I confini nazionali sono interpretati e utilizzati dagli attori sociali e politici come meccanismi funzionali a una divisione internazionale del lavoro, nella quale non tutti vincono
I confini diventano il centro del conflitto tra opposti interessi, nel senso che i lavoratori stranieri (che minacciano la classe lavoratrice di una nazione accettando di lavorare senza la stessa protezione sociale e gli stessi salari della classe lavoratrice nazionale), incontrano gli interessi di quei settori economici la cui competitività si basa sul lavoro a basso costo. Questo conflitto ‒ sul quale si è edificata l’Unione europea a partire dal trattato di Roma ‒ è il cuore di ciò che James Hollifield ha chiamato il «paradosso liberale», il fatto che una società democratica basata sul libero mercato e la libertà di movimento conserva un tratto di chiusura legale al fine di proteggere il contratto sociale tra lavoro e capitale, così riconoscendo che il proprio welfare state presuppone una società relativamente chiusa e socialmente uniforme.

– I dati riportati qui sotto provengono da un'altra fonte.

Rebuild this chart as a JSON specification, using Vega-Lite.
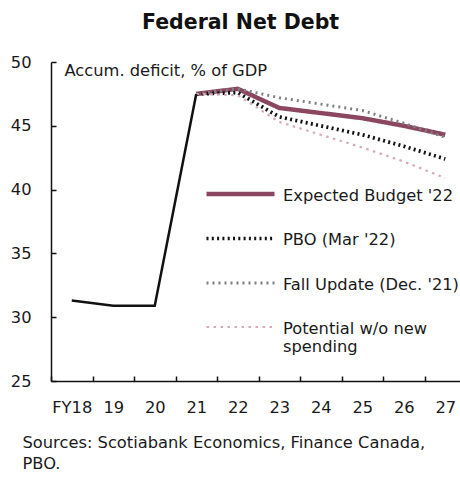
{
  "$schema": "https://vega.github.io/schema/vega-lite/v6.json",
  "width": 409,
  "height": 319,
  "autosize": {"type": "none"},
  "padding": {"left": 51, "top": 62, "right": 0, "bottom": 99},
  "background": "white",
  "title": {
    "text": "Federal Net Debt",
    "anchor": "start",
    "frame": "group",
    "dx": 91,
    "offset": 5,
    "baseline": "alphabetic",
    "fontSize": 20.5,
    "fontWeight": "bold",
    "font": "DejaVu Sans",
    "color": "#111111"
  },
  "config": {
    "font": "DejaVu Sans",
    "view": {"stroke": null},
    "legend": {
      "orient": "none",
      "legendX": 153,
      "legendY": 113,
      "title": null,
      "symbolType": "M-1,0.65H5.8",
      "symbolSize": 400,
      "labelOffset": 54,
      "labelFont": "DejaVu Sans",
      "labelFontSize": 16.3,
      "labelColor": "#1a1a1a",
      "labelBaseline": "top",
      "labelLimit": 300,
      "rowPadding": 16
    }
  },
  "datasets": {
    "hist": [
      {"fy": "FY18", "value": 31.3},
      {"fy": "19", "value": 30.9},
      {"fy": "20", "value": 30.9},
      {"fy": "21", "value": 47.5}
    ],
    "proj": [
      {"series": "Expected Budget '22", "fy": "21", "value": 47.5},
      {"series": "Expected Budget '22", "fy": "22", "value": 47.9},
      {"series": "Expected Budget '22", "fy": "23", "value": 46.4},
      {"series": "Expected Budget '22", "fy": "24", "value": 46.0},
      {"series": "Expected Budget '22", "fy": "25", "value": 45.6},
      {"series": "Expected Budget '22", "fy": "26", "value": 45.0},
      {"series": "Expected Budget '22", "fy": "27", "value": 44.3},
      {"series": "PBO (Mar '22)", "fy": "21", "value": 47.5},
      {"series": "PBO (Mar '22)", "fy": "22", "value": 47.6},
      {"series": "PBO (Mar '22)", "fy": "23", "value": 45.7},
      {"series": "PBO (Mar '22)", "fy": "24", "value": 45.0},
      {"series": "PBO (Mar '22)", "fy": "25", "value": 44.3},
      {"series": "PBO (Mar '22)", "fy": "26", "value": 43.4},
      {"series": "PBO (Mar '22)", "fy": "27", "value": 42.4},
      {"series": "Fall Update (Dec. '21)", "fy": "21", "value": 47.5},
      {"series": "Fall Update (Dec. '21)", "fy": "22", "value": 47.9},
      {"series": "Fall Update (Dec. '21)", "fy": "23", "value": 47.2},
      {"series": "Fall Update (Dec. '21)", "fy": "24", "value": 46.7},
      {"series": "Fall Update (Dec. '21)", "fy": "25", "value": 46.2},
      {"series": "Fall Update (Dec. '21)", "fy": "26", "value": 45.2},
      {"series": "Fall Update (Dec. '21)", "fy": "27", "value": 44.1},
      {"series": "Potential w/o new spending", "fy": "21", "value": 47.5},
      {"series": "Potential w/o new spending", "fy": "22", "value": 47.4},
      {"series": "Potential w/o new spending", "fy": "23", "value": 45.3},
      {"series": "Potential w/o new spending", "fy": "24", "value": 44.3},
      {"series": "Potential w/o new spending", "fy": "25", "value": 43.3},
      {"series": "Potential w/o new spending", "fy": "26", "value": 42.2},
      {"series": "Potential w/o new spending", "fy": "27", "value": 40.9}
    ]
  },
  "encoding": {
    "x": {
      "field": "fy",
      "type": "ordinal",
      "scale": {
        "domain": ["FY18", "19", "20", "21", "22", "23", "24", "25", "26", "27"],
        "range": [0, 415],
        "paddingInner": 0,
        "paddingOuter": 0
      },
      "axis": {
        "title": ["Sources: Scotiabank Economics, Finance Canada,", "PBO."],
        "labelAngle": 0,
        "tickBand": "extent",
        "tickSize": -5,
        "tickWidth": 1.5,
        "tickColor": "#111111",
        "domainColor": "#111111",
        "domainWidth": 1.5,
        "labelFont": "DejaVu Sans",
        "labelFontSize": 16.3,
        "labelColor": "#1a1a1a",
        "labelBaseline": "top",
        "labelPadding": 23,
        "titleFont": "DejaVu Sans",
        "titleAnchor": "start",
        "titleAlign": "left",
        "titleX": -29,
        "titleY": 66,
        "titleBaseline": "alphabetic",
        "titleFontSize": 16.3,
        "titleFontWeight": "normal",
        "titleLineHeight": 21.5,
        "titleColor": "#1a1a1a"
      }
    },
    "y": {
      "field": "value",
      "type": "quantitative",
      "scale": {"domain": [25, 50], "nice": false, "zero": false},
      "axis": {
        "title": "Accum. deficit, % of GDP",
        "titleFont": "DejaVu Sans",
        "titleAngle": 0,
        "titleAlign": "left",
        "titleAnchor": "start",
        "titleX": 13,
        "titleY": 13,
        "titleBaseline": "alphabetic",
        "titleFontSize": 16.3,
        "titleFontWeight": "normal",
        "titleColor": "#1a1a1a",
        "values": [25, 30, 35, 40, 45, 50],
        "grid": false,
        "tickSize": -5,
        "tickWidth": 1.5,
        "tickColor": "#111111",
        "domainColor": "#111111",
        "domainWidth": 1.5,
        "labelFont": "DejaVu Sans",
        "labelFontSize": 16.3,
        "labelColor": "#1a1a1a",
        "labelPadding": 25
      }
    }
  },
  "layer": [
    {
      "data": {"name": "proj"},
      "mark": {"type": "line", "strokeCap": "butt"},
      "encoding": {
        "color": {
          "field": "series",
          "type": "nominal",
          "scale": {
            "domain": ["Expected Budget '22", "PBO (Mar '22)", "Fall Update (Dec. '21)", "Potential w/o new spending"],
            "range": ["#8c4760", "#111111", "#808080", "#d8a9b9"]
          },
          "legend": {
            "labelExpr": "datum.label == 'Potential w/o new spending' ? ['Potential w/o new', 'spending'] : datum.label"
          }
        },
        "strokeDash": {
          "field": "series",
          "type": "nominal",
          "scale": {
            "domain": ["Expected Budget '22", "PBO (Mar '22)", "Fall Update (Dec. '21)", "Potential w/o new spending"],
            "range": [[1, 0], [2, 3.3], [2, 4], [2.5, 4.5]]
          },
          "legend": {
            "labelExpr": "datum.label == 'Potential w/o new spending' ? ['Potential w/o new', 'spending'] : datum.label"
          }
        },
        "strokeWidth": {
          "field": "series",
          "type": "nominal",
          "scale": {
            "domain": ["Expected Budget '22", "PBO (Mar '22)", "Fall Update (Dec. '21)", "Potential w/o new spending"],
            "range": [4.5, 2.2, 2, 2.6]
          },
          "legend": {
            "labelExpr": "datum.label == 'Potential w/o new spending' ? ['Potential w/o new', 'spending'] : datum.label"
          }
        }
      }
    },
    {
      "data": {"name": "hist"},
      "mark": {"type": "line", "color": "#111111", "strokeWidth": 2.5}
    }
  ]
}
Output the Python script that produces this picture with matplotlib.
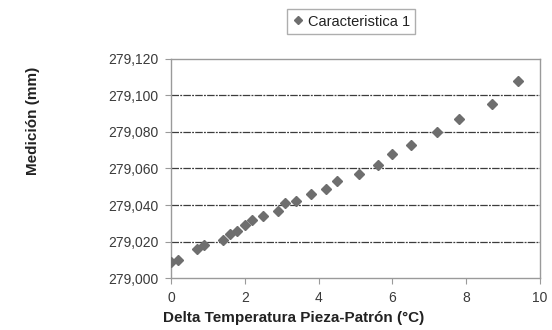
import matplotlib.pyplot as plt
from matplotlib.ticker import FuncFormatter

plt.rcParams['font.family'] = ['Liberation Sans', 'DejaVu Sans']

# Measurements vs temperature difference between part and gauge
delta_t = [0.0, 0.2, 0.71, 0.9, 1.4, 1.6, 1.8, 2.0, 2.2, 2.5, 2.9, 3.1, 3.4,
           3.8, 4.2, 4.5, 5.1, 5.6, 6.0, 6.5, 7.2, 7.8, 8.7, 9.4]
medicion = [279.009, 279.010, 279.016, 279.018, 279.021, 279.024, 279.026,
            279.029, 279.032, 279.034, 279.037, 279.041, 279.042, 279.046,
            279.049, 279.053, 279.057, 279.062, 279.068, 279.073, 279.080,
            279.087, 279.095, 279.108]
serie = 'Caracteristica 1'
x_ticks = [0, 2, 4, 6, 8, 10]
y_ticks = [279.000, 279.020, 279.040, 279.060, 279.080, 279.100, 279.120]

fig = plt.figure(figsize=(5.52, 3.3), dpi=100)
ax = fig.add_axes([0.31, 0.157, 0.668, 0.665])

ax.plot(delta_t, medicion, linestyle='none', marker='D', markersize=5.5,
        color='#6e6e6e', markeredgecolor='#6e6e6e', label=serie, zorder=3)

ax.set_xlim(0, 10)
ax.set_ylim(279.000, 279.120)
ax.set_xticks(x_ticks)
ax.set_yticks(y_ticks)
ax.yaxis.set_major_formatter(FuncFormatter(lambda v, p: f'{v:.3f}'.replace('.', ',')))

for v in y_ticks[1:-1]:
    ax.axhline(v, color='#3c3c3c', lw=0.9, linestyle=(0, (6, 1, 1.5, 1)), zorder=1)

for s in ax.spines.values():
    s.set_color('#9a9a9a')
    s.set_linewidth(1)
ax.tick_params(direction='out', length=4, color='#9a9a9a', labelsize=10,
               labelcolor='#3a3a3a', pad=5)

fig.text(294 / 552, 1 - 318 / 330, 'Delta Temperatura Pieza-Patrón (°C)',
         ha='center', va='center', fontsize=11, fontweight='bold', color='#222222')
fig.text(33 / 552, 1 - 121 / 330, 'Medición (mm)', rotation=90,
         ha='center', va='center', fontsize=11, fontweight='bold', color='#222222')

leg = fig.legend(loc='center', bbox_to_anchor=(351 / 552, 1 - 21.5 / 330),
                 fontsize=10.5, frameon=True, fancybox=False, handlelength=0.8,
                 handletextpad=0.3, borderpad=0.35, markerscale=0.75)
leg.get_frame().set_edgecolor('#9a9a9a')
leg.get_frame().set_linewidth(1)
for t in leg.get_texts():
    t.set_color('#222222')

fig.savefig('out.png', dpi=100)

Ecco perché l’immigrazione è la sfida vera della cittadinanza europea in quanto campo di un trade-off tra diritti e lavoro: come scrive Hollifield, «gli Stati possono avere più lavoratori stranieri con meno diritti o avere pochi lavoratori stranieri con più diritti, ma non possono avere sia i numeri (il mercato aperto del lavoro) sia i diritti». Brexit rientra assai bene in questo schema economico.